The question is whether the version of Rule 3.8 before us is one of those normative legal standards that guides the conduct of an attorney. Although the relevant caselaw offers some guidance, it is slightly amiss in responding to our inquiry because the cases involve other versions of rules that govern grand jury matters and require the prosecutor to obtain judicial approval prior to subpoenaing a lawyer. See, e.g., Whitehouse, 53 F.3d 1349; Baylon, 975 F.2d 102. In Baylson, for example, three federal prosecutors sued to enjoin the Disciplinary Board of the Supreme Court of Pennsylvania from requiring them to obtain prior judicial approval before serving a grand jury subpoena on an attorney. The court held a rule similar to the earlier version of Rule 3.8 invalid for two independent reasons. First, it was outside the scope of local rule making authority, an issue resolved in our case due to Congress' enactment of the McDade Act. See Baylson, 975 F.2d at 107-08 (discussing rule-making authority).5 Second, the rule violated the Supremacy Clause by attempting to regulate an area federal law controlled. Id. at 112. Dismissing the need to characterize the rule as either procedural or ethical, the court stated, “For purposes of determining whether [the rule] violates the Supremacy clause, it matters not at all what the Board or Baylson choose to call it. What matters is whether the substance of [the rule] actually conflicts or is incompatible with federal law.” Id. at 111. The rule “does not suddenly become consistent with fed. R. CIM. PP. 17 as a state rule of professional conduct.” Id. The court held that the rule's judicial approval requirement violated the Supremacy Clause because it was incompatible with the federal rules of criminal procedure. Id. at 112. Rule 17 regulates subpoena practices such as the time of issuance, clerk issuance including signature and seal, and required names of parties. The court held that since Rule 17 made no allowances for the court's intervention in the subpoena procedures, such intervention would contravene federal law. Id. at 108-12. The court also held the state professional rules imposed an unlawful substantive restraint on the power of the grand jury to issue subpoenas. Id. at 109-10.

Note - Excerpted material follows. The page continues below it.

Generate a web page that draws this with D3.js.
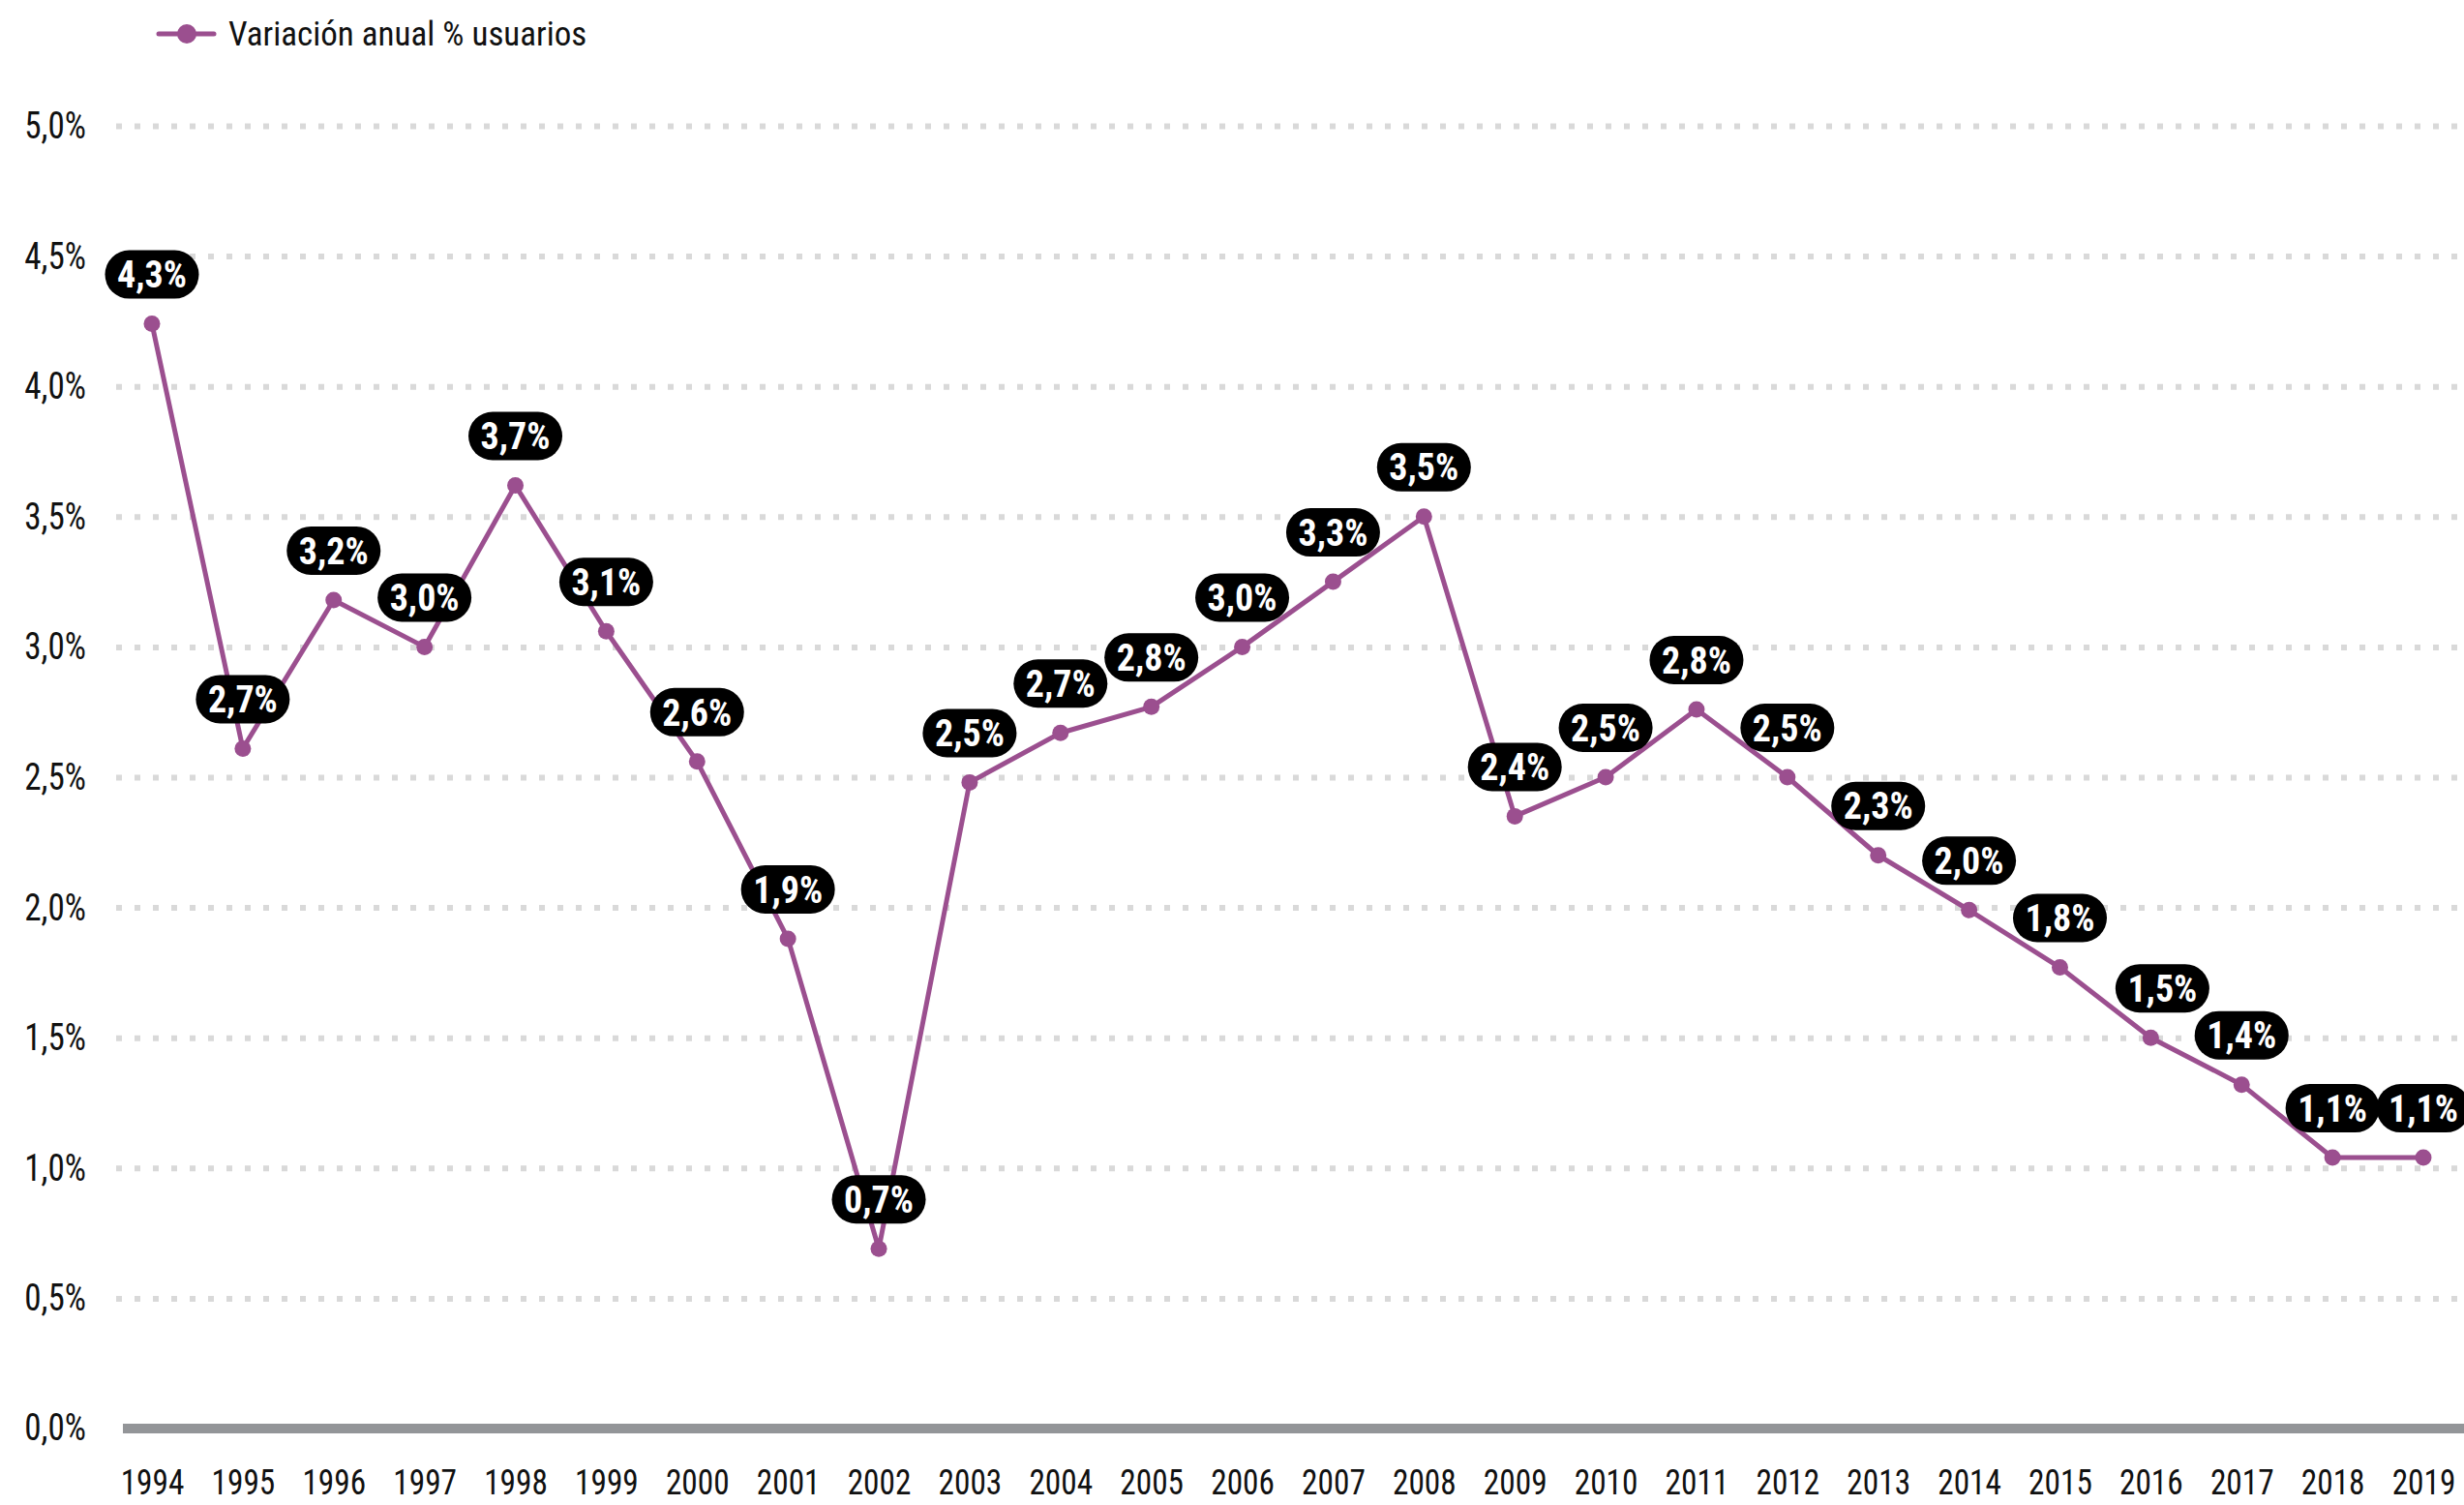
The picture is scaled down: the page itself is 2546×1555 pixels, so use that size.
<!DOCTYPE html>
<html>
<head>
<meta charset="utf-8">
<script src="https://cdn.jsdelivr.net/npm/d3@7"></script>
<style>
  html, body { margin: 0; padding: 0; background: #fff; }
  svg { display: block; }
  text { font-family: "Roboto Condensed", "Liberation Sans Narrow", "DejaVu Sans Condensed", sans-serif; }
</style>
</head>
<body>
<svg id="chart" width="2546" height="1555"></svg>
<script>
// data
const years = [1994, 1995, 1996, 1997, 1998, 1999, 2000, 2001, 2002, 2003, 2004, 2005, 2006,
    2007, 2008, 2009, 2010, 2011, 2012, 2013, 2014, 2015, 2016, 2017, 2018, 2019];
const values = [4.24, 2.61, 3.18, 3.00, 3.62, 3.06, 2.56, 1.88, 0.69, 2.48, 2.67, 2.77, 3.00,
    3.25, 3.50, 2.35, 2.50, 2.76, 2.50, 2.20, 1.99, 1.77, 1.50, 1.32, 1.04, 1.04];
const valueLabels = ['4,3%', '2,7%', '3,2%', '3,0%', '3,7%', '3,1%', '2,6%', '1,9%', '0,7%', '2,5%',
    '2,7%', '2,8%', '3,0%', '3,3%', '3,5%', '2,4%', '2,5%', '2,8%', '2,5%', '2,3%', '2,0%', '1,8%',
    '1,5%', '1,4%', '1,1%', '1,1%'];
const yTicks = [0, 0.5, 1, 1.5, 2, 2.5, 3, 3.5, 4, 4.5, 5];
const yTickLabels = ['0,0%', '0,5%', '1,0%', '1,5%', '2,0%', '2,5%', '3,0%', '3,5%', '4,0%', '4,5%', '5,0%'];
const seriesName = 'Variación anual % usuarios';

const W = 2546, H = 1555;
const purple = '#9b4f8f';
const ink = '#111';
const squeeze = 0.9; // axis text is narrower than Roboto Condensed

const svg = d3.select('#chart');

const x = d3.scalePoint().domain(years).range([157, 2504]);
const y = d3.scaleLinear().domain([0, 5]).range([1476, 130]);

// gridlines + y labels
const yAxis = d3.axisLeft(y)
    .tickValues(yTicks.filter(d => d > 0))
    .tickSize(-(W - 120))
    .tickPadding(31)
    .tickFormat(d => yTickLabels[yTicks.indexOf(d)]);

const gy = svg.append('g')
    .attr('transform', 'translate(120,0)')
    .call(yAxis);
gy.select('.domain').remove();
gy.selectAll('.tick line')
    .attr('stroke', '#d9d9d9')
    .attr('stroke-width', 6)
    .attr('stroke-dasharray', '6,13');
gy.selectAll('.tick text')
    .attr('x', -31 / squeeze)
    .attr('transform', `scale(${squeeze},1)`)
    .attr('fill', ink)
    .style('font-size', '39px');

// zero label + baseline
svg.append('text')
    .attr('x', 89 / squeeze)
    .attr('y', y(0))
    .attr('dy', '0.32em')
    .attr('transform', `scale(${squeeze},1)`)
    .attr('text-anchor', 'end')
    .attr('fill', ink)
    .style('font-size', '39px')
    .text(yTickLabels[0]);

svg.append('line')
    .attr('x1', 127).attr('x2', W)
    .attr('y1', y(0)).attr('y2', y(0))
    .attr('stroke', '#939598')
    .attr('stroke-width', 10);

// x axis labels
const gx = svg.append('g')
    .attr('transform', `translate(0,${y(0)})`)
    .call(d3.axisBottom(x).tickSize(0).tickPadding(0));
gx.select('.domain').remove();
gx.selectAll('.tick text')
    .attr('y', 68)
    .attr('dy', 0)
    .attr('transform', `scale(${squeeze},1)`)
    .attr('fill', ink)
    .style('font-size', '37px');

// line + points
const line = d3.line()
    .x((d, i) => x(years[i]))
    .y(d => y(d));

svg.append('path')
    .datum(values)
    .attr('fill', 'none')
    .attr('stroke', purple)
    .attr('stroke-width', 5)
    .attr('stroke-linejoin', 'round')
    .attr('d', line);

svg.selectAll('.dot')
    .data(values)
    .join('circle')
    .attr('class', 'dot')
    .attr('cx', (d, i) => x(years[i]))
    .attr('cy', d => y(d))
    .attr('r', 8.5)
    .attr('fill', purple);

// value labels (black pills)
const nudge = {2016: 12};
const lab = svg.selectAll('.lab')
    .data(values)
    .join('g')
    .attr('class', 'lab')
    .attr('transform', (d, i) => `translate(${x(years[i]) + (nudge[years[i]] || 0)},${y(d) - 51})`);

lab.append('rect')
    .attr('x', -48.5).attr('y', -25)
    .attr('width', 97).attr('height', 50)
    .attr('rx', 25)
    .attr('fill', '#000');

lab.append('text')
    .attr('text-anchor', 'middle')
    .attr('dy', '0.36em')
    .attr('fill', '#fff')
    .style('font-size', '38px')
    .style('font-weight', 'bold')
    .text((d, i) => valueLabels[i]);

// legend
const lg = svg.append('g').attr('transform', 'translate(0,35)');
lg.append('line')
    .attr('x1', 164).attr('x2', 221)
    .attr('stroke', purple)
    .attr('stroke-width', 5)
    .attr('stroke-linecap', 'round');
lg.append('circle')
    .attr('cx', 193).attr('r', 10)
    .attr('fill', purple);
lg.append('text')
    .attr('x', 236)
    .attr('dy', '0.35em')
    .attr('fill', ink)
    .style('font-size', '35px')
    .text(seriesName);
</script>
</body>
</html>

In Whitehouse, the rule at issue also concerned judicial approval and grand jury subpoenas. By contrast to Baylson, however, the First Circuit held that the District Court of Rhode Island could properly adopt and enforce Rule 3.8 in its earlier form,6 on all its terms. The court addressed the issue in two parts. First, it held that the rule was well within the district court rule-making authority since it attempted to regulate only the conduct of the prosecutor herself and not the grand jury procedure or the grand jury's broad independence and secrecy. See Whitehouse, 53 F.3d at 1354-62. Second, the court disagreed with Baylson and held that Rule 3.8 was not inconsistent with either fed. R. CIM. P.. 17 or 57. Id. at 1362-65. The court declined to infer affirmative regulation from Congress' silence in the criminal rules. Because “nothing in the text of Rule 17 [suggests] it was intended to abrogate the power of a federal court to regulate the conduct of attorneys appearing before it,” the court held Rule 17 did not preclude Rule 3.8's regulation of such professional conduct. Id. at 1364. Finally, the court disagreed with Baylson 's conclusion that a district court's authority under Rule 57 to adopt local rules is limited to “matters of detail,” id. at 1364-65, concluding there was full authority to adopt the professional rule.
More important to the instant case is the First Circuit's implicit treatment of the rule as one of ethics. The court insisted that the public policy value of Rule 3.8 was to protect the attorney-client relationship, which outweighed any incidental effect on the grand jury. In addressing the policy issues, the court extensively discussed the importance of a trusting and open attorney-client relationship, and the development of a “body of substantive law and ethical rules [that have] evolved over the years” with the purpose of fostering such a relationship. Id. at 1361. The court concluded that the district court was in the best position “to evaluate the need for an ethical rule ‘regulating the practice of its officers' when imposing on this relationship.” Id. (emphasis in original).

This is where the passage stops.